8}The UI never sees scales or intervals directly. It only consumes this derived structure.
This separation made the system predictable: if something is wrong, there is exactly one place to debug.
UI as Projection, Not Logic #
The frontend consists of three synchronized views: a chromatic circle, a circle of fifths, and a fretboard.
They are not coordinated explicitly. They all render from the same 12 NoteNode objects.
This makes synchronisation free: no cross-component messaging, no state duplication.
The complexity instead shifts to rendering geometry (especially SVG layout, circular positioning, and fretboard mapping) but that complexity is isolated from the domain.
The boundary is doing its job: it doesn’t remove complexity, it contains it.
The Fretboard and Audio Layer #
The fretboard is a deterministic lookup: each string/fret position maps to a chromatic index, then to a NoteNode.
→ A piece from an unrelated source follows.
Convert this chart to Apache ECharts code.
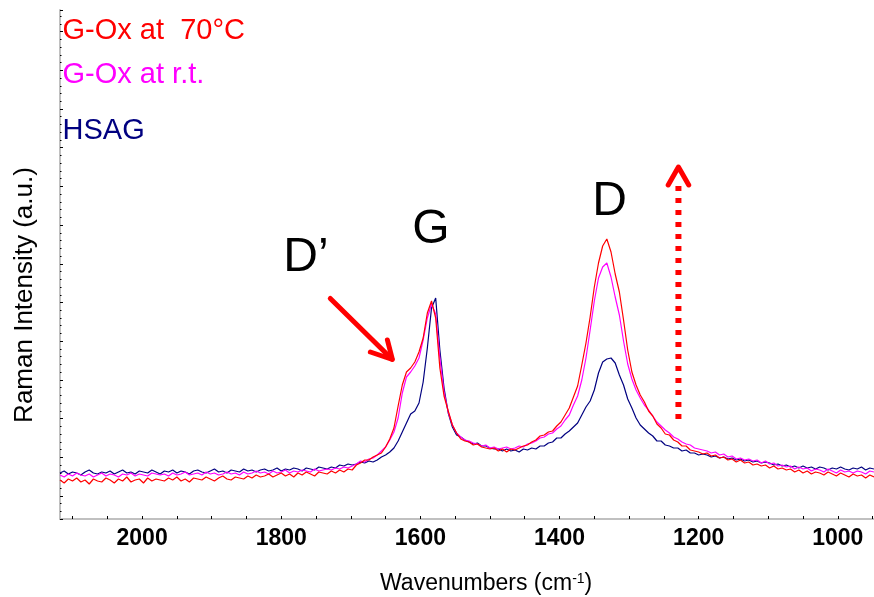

Audio follows the same principle. An AudioEngine interface receives only MIDI numbers:
1interface AudioEngine {
2 playNote(midi: number): void;
3 playChord(midi: number[]): void;
4 playScale(midi: number[]): Promise<void>;
5}No musical concepts cross into audio. The system only translates once, at the boundary.
Clicking a note plays it. Clicking a chord plays its derived structure. Watching and hearing reinforce each other, turning abstract theory into feedback.
What Building This Taught Me #
The biggest lesson wasn’t about music; it was about modelling.
Three ideas stood out:
Find invariants first. Intervals, scales, and chord structure are stable. UI is not. The system should reflect that hierarchy.
Derive everything possible. If you can compute it reliably, you should not store it. Stored knowledge is where inconsistency appears.
Separate meaning from rendering. The UI should never interpret the domain. It should only display the result of a computation.
Once those boundaries were in place, the system stopped fighting itself.
What started as a guitar tool became a lesson in how far a clean domain model can go when it is allowed to fully express itself.
And I now understand the fretboard differently, not as shapes to memorise, but as a structured system I had to rebuild from first principles to make it computable.